→ SHORT TASK
Go through the material and write it all out exactly, minus the pictures.

→ DATA EXTRACT
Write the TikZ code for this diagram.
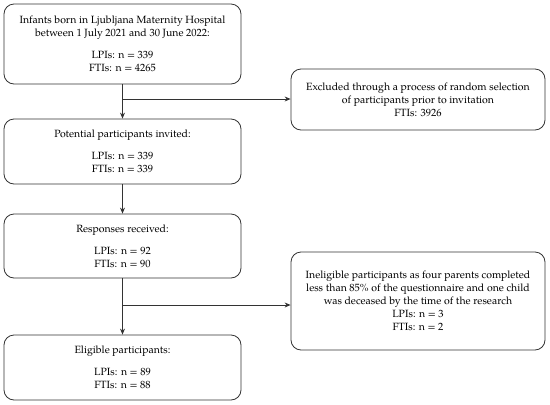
\documentclass[tikz,border=0pt]{standalone}
\usepackage{fontspec}
\setmainfont{TeX Gyre Pagella}
\usetikzlibrary{arrows.meta}
\begin{document}
\begin{tikzpicture}[x=1pt,y=1pt,
  box/.style={draw=black!80, line width=0.8pt, rounded corners=10pt, align=center,
    font=\fontsize{10.5}{13}\selectfont, inner sep=0pt},
  conn/.style={draw=black!80, line width=0.8pt},
  arr/.style={conn, -{Stealth[length=6pt,width=5pt]}}]
\useasboundingbox (0,0) rectangle (550,-405);
\node[box, minimum width=237pt, minimum height=80pt] (b1) at (122.5,-44)
  {Infants born in Ljubljana Maternity Hospital\\between 1 July 2021 and 30 June 2022:\\[9pt]LPIs: n = 339\\FTIs: n = 4265};
\node[box, minimum width=254pt, minimum height=61pt] (b2) at (418,-99.5)
  {Excluded through a process of random selection\\of participants prior to invitation\\FTIs: 3926};
\node[box, minimum width=237pt, minimum height=65pt] (b3) at (122.5,-151.5)
  {Potential participants invited:\\[9pt]LPIs: n = 339\\FTIs: n = 339};
\node[box, minimum width=237pt, minimum height=64pt] (b4) at (122.5,-246)
  {Responses received:\\[9pt]LPIs: n = 92\\FTIs: n = 90};
\node[box, minimum width=254pt, minimum height=98pt] (b5) at (418,-301)
  {Ineligible participants as four parents completed\\less than 85\% of the questionnaire and one child\\was deceased by the time of the research\\LPIs: n = 3\\FTIs: n = 2};
\node[box, minimum width=237pt, minimum height=65pt] (b6) at (122.5,-367.5)
  {Eligible participants:\\[9pt]LPIs: n = 89\\FTIs: n = 88};
\coordinate (j1) at (122.5,-99);
\coordinate (j2) at (122.5,-305);
\draw[arr] (b1.south) -- (b3.north);
\draw[arr] (j1) -- (j1 -| b2.west);
\draw[arr] (b3.south) -- (b4.north);
\draw[arr] (b4.south) -- (b6.north);
\draw[arr] (j2) -- (j2 -| b5.west);
\end{tikzpicture}
\end{document}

→ EXERCISE RESPONSE
Write the TikZ code for this diagram.
\documentclass[tikz,border=0pt]{standalone}
\usepackage{fontspec}
\setmainfont{TeX Gyre Pagella}
\usetikzlibrary{arrows.meta}
\begin{document}
\begin{tikzpicture}[x=1pt,y=1pt,
  box/.style={draw=black!80, line width=0.8pt, rounded corners=10pt, align=center,
    font=\fontsize{10.5}{13}\selectfont, inner sep=0pt},
  conn/.style={draw=black!80, line width=0.8pt},
  arr/.style={conn, -{Stealth[length=6pt,width=5pt]}}]
\useasboundingbox (0,0) rectangle (550,-405);
\node[box, minimum width=237pt, minimum height=80pt] (b1) at (122.5,-44)
  {Infants born in Ljubljana Maternity Hospital\\between 1 July 2021 and 30 June 2022:\\[9pt]LPIs: n = 339\\FTIs: n = 4265};
\node[box, minimum width=254pt, minimum height=61pt] (b2) at (418,-99.5)
  {Excluded through a process of random selection\\of participants prior to invitation\\FTIs: 3926};
\node[box, minimum width=237pt, minimum height=65pt] (b3) at (122.5,-151.5)
  {Potential participants invited:\\[9pt]LPIs: n = 339\\FTIs: n = 339};
\node[box, minimum width=237pt, minimum height=64pt] (b4) at (122.5,-246)
  {Responses received:\\[9pt]LPIs: n = 92\\FTIs: n = 90};
\node[box, minimum width=254pt, minimum height=98pt] (b5) at (418,-301)
  {Ineligible participants as four parents completed\\less than 85\% of the questionnaire and one child\\was deceased by the time of the research\\LPIs: n = 3\\FTIs: n = 2};
\node[box, minimum width=237pt, minimum height=65pt] (b6) at (122.5,-367.5)
  {Eligible participants:\\[9pt]LPIs: n = 89\\FTIs: n = 88};
\coordinate (j1) at (122.5,-99);
\coordinate (j2) at (122.5,-305);
\draw[arr] (b1.south) -- (b3.north);
\draw[arr] (j1) -- (j1 -| b2.west);
\draw[arr] (b3.south) -- (b4.north);
\draw[arr] (b4.south) -- (b6.north);
\draw[arr] (j2) -- (j2 -| b5.west);
\end{tikzpicture}
\end{document}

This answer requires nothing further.